Again, Paul Greenberg provides the perfect way of seeing Miss Welty’s limitations. He observes that her front-page obituary in the New York Times featured a long list of acclaimed writers who considered her a friend and a worthy. The key for Greenberg is the most prominent name omitted: Flannery O’Connor: "For in Flannery O’Connor’s stories the South is not nice or quaint or charming, but of a piece with its over-arching, Christ-haunted madness, always reeling from redemption to no avail." Miss Flannery was an ollamh, even if she only wrote short stories and two short novels that grew from stories, for her subject is the biggest. Miss Welty tended a garden, flowers decorating the vegetables, and bottle-raised calves for veal; Miss Flannery hunted bear and boar.

Faulkner was asked in the 1950s to rate the writers of his generation, and he listed Thomas Wolfe first, then himself, with Ernest Hemingway and John Dos Passos following. He explained his reason for rating Wolfe, who died prematurely and whose reputation suffers in no small part due to an incompetent posthumous editor, first because Wolfe had attempted to say the most (which can be accepted as true in one way, but on the whole is preposterous – I think Faulkner was being modest while honoring the dead and putting Hemingway in his place). To Faulkner, the greatest thing about literature is the furious striving to get at the truth, and the more the writer desires to tell, the more he is to be honored. Failing while struggling to say the most is preferable to saying considerably less in more artistically refined or pleasing works.

Because Miss Welty rarely attempted to dig feverishly at the eternal verities of the human heart in conflict with itself, she failed rarely and thus is of decidedly lesser merit than Miss Flannery or Caroline Gordon, not to mention than Walker Percy or Cormac McCarthy; by that standard, I rate Madison Jones Miss Welty’s better. Margaret Mitchell, widely dismissed as a mere popular novelist, mined at the human heart in telling us Scarlett O’Hara’s story, showing us eventually a tragic heroine whose self-realization comes too late. None of Miss Welty’s characters is close to being that terribly beautiful; none of her stories is as agonizing as that of Gone With the Wind.

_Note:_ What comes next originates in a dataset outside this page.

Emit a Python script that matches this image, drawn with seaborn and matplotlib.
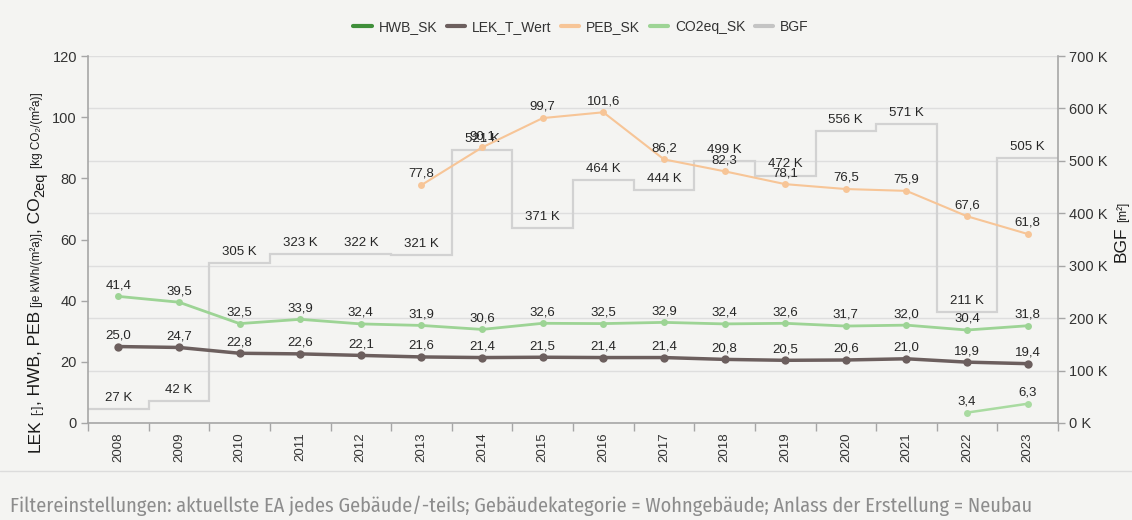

Southern literature today is in terrible shape. Creative Writing programs produce cookie-cutter hacks on the Brave New World model who ape the Yankee, ahistorical, communityless, Correct-the-Wrongs-of-the-Past-At-Any-Cost stance and regurgitate the mild to militant PC tripe that snares remunerative publications and college teaching positions. Compared to them, Miss Welty looks like Cervantes reborn, for their work, at best, is essentially that of either Hemingway’s Harry (sold his soul to be a Success) or his ‘poor Julian’ (too stupid to know that his principal subject and the social fawning driving it necessarily shrivel and consume souls). That, I think, is central to the sadness for Miss Welty’s passing among those of us who love and/or respect the real South and its cultural heritage: perhaps the best, and possibly final, bulwark against the leftmost third of the Democratic Party and those too far gone to be comfortable even there. But we should not confuse Miss Welty with the real thing. Instead, we should honor the Masters and encourage aspiring writers today to strive to emulate them. Much less is a waste of time, for both writers and their readers.